#### Short problem:
Could the lines from the start of the data through the line with "blue_lower = (17, 21, 48.9, 56.6)" be set down exactly, with no pictures among them?

#### Data section:

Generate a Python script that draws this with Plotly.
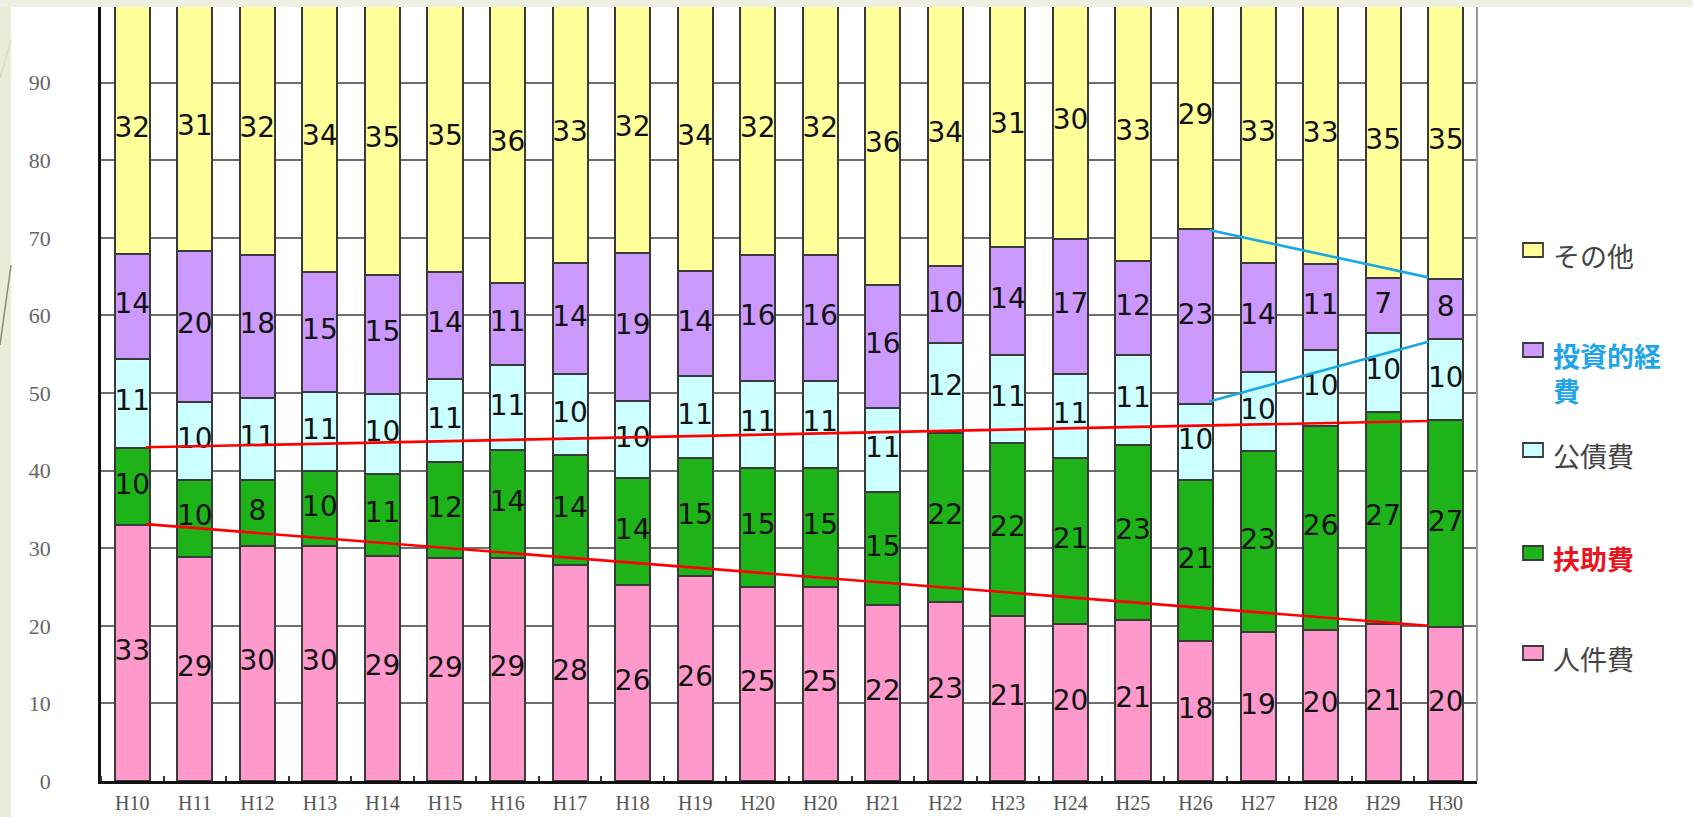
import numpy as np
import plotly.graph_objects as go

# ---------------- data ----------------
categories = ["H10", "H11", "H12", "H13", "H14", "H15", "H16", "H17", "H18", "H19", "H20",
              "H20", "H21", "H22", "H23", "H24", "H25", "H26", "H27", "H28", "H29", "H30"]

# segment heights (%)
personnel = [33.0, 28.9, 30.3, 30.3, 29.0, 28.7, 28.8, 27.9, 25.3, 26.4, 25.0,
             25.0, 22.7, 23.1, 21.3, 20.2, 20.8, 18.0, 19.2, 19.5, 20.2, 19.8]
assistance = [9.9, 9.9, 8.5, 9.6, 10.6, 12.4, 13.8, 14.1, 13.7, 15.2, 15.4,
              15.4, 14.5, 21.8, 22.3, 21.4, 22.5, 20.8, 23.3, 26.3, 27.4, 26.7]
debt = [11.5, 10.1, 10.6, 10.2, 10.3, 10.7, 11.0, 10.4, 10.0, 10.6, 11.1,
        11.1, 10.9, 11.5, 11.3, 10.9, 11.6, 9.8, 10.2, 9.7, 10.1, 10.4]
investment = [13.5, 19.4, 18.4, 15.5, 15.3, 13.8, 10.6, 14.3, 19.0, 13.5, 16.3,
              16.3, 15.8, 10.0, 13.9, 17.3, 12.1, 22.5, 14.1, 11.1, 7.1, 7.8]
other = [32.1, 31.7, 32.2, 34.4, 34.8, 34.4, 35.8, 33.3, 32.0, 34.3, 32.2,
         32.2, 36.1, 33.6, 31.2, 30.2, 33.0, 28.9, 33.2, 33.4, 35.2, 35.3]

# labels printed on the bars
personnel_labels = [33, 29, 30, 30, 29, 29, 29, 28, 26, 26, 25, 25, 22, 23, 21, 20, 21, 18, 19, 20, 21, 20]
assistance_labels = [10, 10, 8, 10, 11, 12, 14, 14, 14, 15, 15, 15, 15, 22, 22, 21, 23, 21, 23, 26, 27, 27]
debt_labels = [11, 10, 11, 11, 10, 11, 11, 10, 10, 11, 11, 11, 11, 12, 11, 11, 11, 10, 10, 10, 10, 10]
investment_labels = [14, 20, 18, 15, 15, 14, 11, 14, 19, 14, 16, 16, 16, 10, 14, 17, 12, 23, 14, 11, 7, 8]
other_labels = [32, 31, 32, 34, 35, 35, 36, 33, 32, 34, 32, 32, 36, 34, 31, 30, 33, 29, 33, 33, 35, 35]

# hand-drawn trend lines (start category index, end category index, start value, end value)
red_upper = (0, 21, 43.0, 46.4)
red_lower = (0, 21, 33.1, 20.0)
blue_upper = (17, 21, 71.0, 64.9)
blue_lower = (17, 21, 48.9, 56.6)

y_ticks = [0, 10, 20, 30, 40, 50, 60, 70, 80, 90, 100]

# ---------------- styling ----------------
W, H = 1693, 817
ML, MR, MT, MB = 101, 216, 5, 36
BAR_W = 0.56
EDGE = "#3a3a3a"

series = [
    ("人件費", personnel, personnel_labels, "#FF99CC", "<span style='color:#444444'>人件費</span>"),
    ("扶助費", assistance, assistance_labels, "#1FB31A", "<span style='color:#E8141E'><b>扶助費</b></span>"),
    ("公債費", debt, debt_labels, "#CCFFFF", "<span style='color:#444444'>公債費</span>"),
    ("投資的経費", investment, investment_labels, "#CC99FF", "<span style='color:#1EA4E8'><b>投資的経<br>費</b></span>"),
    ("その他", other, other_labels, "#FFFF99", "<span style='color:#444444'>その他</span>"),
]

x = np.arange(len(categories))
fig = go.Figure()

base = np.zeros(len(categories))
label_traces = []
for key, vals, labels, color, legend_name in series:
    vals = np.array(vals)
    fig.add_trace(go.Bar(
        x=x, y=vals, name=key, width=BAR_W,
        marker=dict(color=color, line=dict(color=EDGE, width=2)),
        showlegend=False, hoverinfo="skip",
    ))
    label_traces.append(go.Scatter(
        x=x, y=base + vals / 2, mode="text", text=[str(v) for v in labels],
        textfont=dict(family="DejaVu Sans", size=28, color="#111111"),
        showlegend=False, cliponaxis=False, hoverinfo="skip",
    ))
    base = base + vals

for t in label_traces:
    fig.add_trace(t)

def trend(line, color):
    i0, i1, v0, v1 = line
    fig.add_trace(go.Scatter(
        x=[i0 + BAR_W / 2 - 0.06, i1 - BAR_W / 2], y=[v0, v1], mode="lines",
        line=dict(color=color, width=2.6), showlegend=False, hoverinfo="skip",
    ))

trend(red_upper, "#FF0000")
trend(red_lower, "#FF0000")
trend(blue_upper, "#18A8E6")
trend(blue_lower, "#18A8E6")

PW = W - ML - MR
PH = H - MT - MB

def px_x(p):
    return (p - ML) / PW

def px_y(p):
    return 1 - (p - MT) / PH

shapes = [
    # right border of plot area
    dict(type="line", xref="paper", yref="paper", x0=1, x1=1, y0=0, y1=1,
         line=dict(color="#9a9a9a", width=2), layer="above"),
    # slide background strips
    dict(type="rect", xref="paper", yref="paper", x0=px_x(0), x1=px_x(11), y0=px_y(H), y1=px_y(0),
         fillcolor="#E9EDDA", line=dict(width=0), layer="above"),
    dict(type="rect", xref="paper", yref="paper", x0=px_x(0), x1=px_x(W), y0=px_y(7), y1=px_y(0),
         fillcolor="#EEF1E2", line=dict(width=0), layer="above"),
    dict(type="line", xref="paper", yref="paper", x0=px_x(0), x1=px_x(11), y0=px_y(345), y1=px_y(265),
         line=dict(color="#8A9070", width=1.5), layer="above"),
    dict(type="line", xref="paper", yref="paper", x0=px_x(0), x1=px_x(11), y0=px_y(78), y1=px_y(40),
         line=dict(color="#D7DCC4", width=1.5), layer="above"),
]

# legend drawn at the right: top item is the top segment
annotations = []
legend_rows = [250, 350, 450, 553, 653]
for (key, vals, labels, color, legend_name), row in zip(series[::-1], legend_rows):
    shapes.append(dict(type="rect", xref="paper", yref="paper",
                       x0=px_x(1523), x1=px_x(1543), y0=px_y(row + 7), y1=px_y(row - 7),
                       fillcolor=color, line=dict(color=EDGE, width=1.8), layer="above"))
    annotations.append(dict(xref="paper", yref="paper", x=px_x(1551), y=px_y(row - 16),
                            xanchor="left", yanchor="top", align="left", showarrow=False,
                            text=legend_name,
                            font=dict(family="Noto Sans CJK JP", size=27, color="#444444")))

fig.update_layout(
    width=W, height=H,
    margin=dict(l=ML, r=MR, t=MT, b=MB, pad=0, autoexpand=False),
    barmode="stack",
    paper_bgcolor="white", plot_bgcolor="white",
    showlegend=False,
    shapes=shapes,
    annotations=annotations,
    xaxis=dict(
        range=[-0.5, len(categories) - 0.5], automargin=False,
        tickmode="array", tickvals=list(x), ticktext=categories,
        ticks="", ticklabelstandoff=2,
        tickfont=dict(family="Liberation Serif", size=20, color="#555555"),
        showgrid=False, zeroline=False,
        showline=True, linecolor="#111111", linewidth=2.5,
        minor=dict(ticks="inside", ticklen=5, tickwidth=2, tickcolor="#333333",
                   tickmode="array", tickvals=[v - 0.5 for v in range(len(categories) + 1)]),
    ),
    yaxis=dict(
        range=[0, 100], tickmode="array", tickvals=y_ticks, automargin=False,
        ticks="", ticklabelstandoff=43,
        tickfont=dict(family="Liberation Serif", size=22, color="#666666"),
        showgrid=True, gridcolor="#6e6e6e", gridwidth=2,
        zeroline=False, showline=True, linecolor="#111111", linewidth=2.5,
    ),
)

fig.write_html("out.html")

#### Full solution:
Generate a Python script that draws this with Plotly.
import numpy as np
import plotly.graph_objects as go

# ---------------- data ----------------
categories = ["H10", "H11", "H12", "H13", "H14", "H15", "H16", "H17", "H18", "H19", "H20",
              "H20", "H21", "H22", "H23", "H24", "H25", "H26", "H27", "H28", "H29", "H30"]

# segment heights (%)
personnel = [33.0, 28.9, 30.3, 30.3, 29.0, 28.7, 28.8, 27.9, 25.3, 26.4, 25.0,
             25.0, 22.7, 23.1, 21.3, 20.2, 20.8, 18.0, 19.2, 19.5, 20.2, 19.8]
assistance = [9.9, 9.9, 8.5, 9.6, 10.6, 12.4, 13.8, 14.1, 13.7, 15.2, 15.4,
              15.4, 14.5, 21.8, 22.3, 21.4, 22.5, 20.8, 23.3, 26.3, 27.4, 26.7]
debt = [11.5, 10.1, 10.6, 10.2, 10.3, 10.7, 11.0, 10.4, 10.0, 10.6, 11.1,
        11.1, 10.9, 11.5, 11.3, 10.9, 11.6, 9.8, 10.2, 9.7, 10.1, 10.4]
investment = [13.5, 19.4, 18.4, 15.5, 15.3, 13.8, 10.6, 14.3, 19.0, 13.5, 16.3,
              16.3, 15.8, 10.0, 13.9, 17.3, 12.1, 22.5, 14.1, 11.1, 7.1, 7.8]
other = [32.1, 31.7, 32.2, 34.4, 34.8, 34.4, 35.8, 33.3, 32.0, 34.3, 32.2,
         32.2, 36.1, 33.6, 31.2, 30.2, 33.0, 28.9, 33.2, 33.4, 35.2, 35.3]

# labels printed on the bars
personnel_labels = [33, 29, 30, 30, 29, 29, 29, 28, 26, 26, 25, 25, 22, 23, 21, 20, 21, 18, 19, 20, 21, 20]
assistance_labels = [10, 10, 8, 10, 11, 12, 14, 14, 14, 15, 15, 15, 15, 22, 22, 21, 23, 21, 23, 26, 27, 27]
debt_labels = [11, 10, 11, 11, 10, 11, 11, 10, 10, 11, 11, 11, 11, 12, 11, 11, 11, 10, 10, 10, 10, 10]
investment_labels = [14, 20, 18, 15, 15, 14, 11, 14, 19, 14, 16, 16, 16, 10, 14, 17, 12, 23, 14, 11, 7, 8]
other_labels = [32, 31, 32, 34, 35, 35, 36, 33, 32, 34, 32, 32, 36, 34, 31, 30, 33, 29, 33, 33, 35, 35]

# hand-drawn trend lines (start category index, end category index, start value, end value)
red_upper = (0, 21, 43.0, 46.4)
red_lower = (0, 21, 33.1, 20.0)
blue_upper = (17, 21, 71.0, 64.9)
blue_lower = (17, 21, 48.9, 56.6)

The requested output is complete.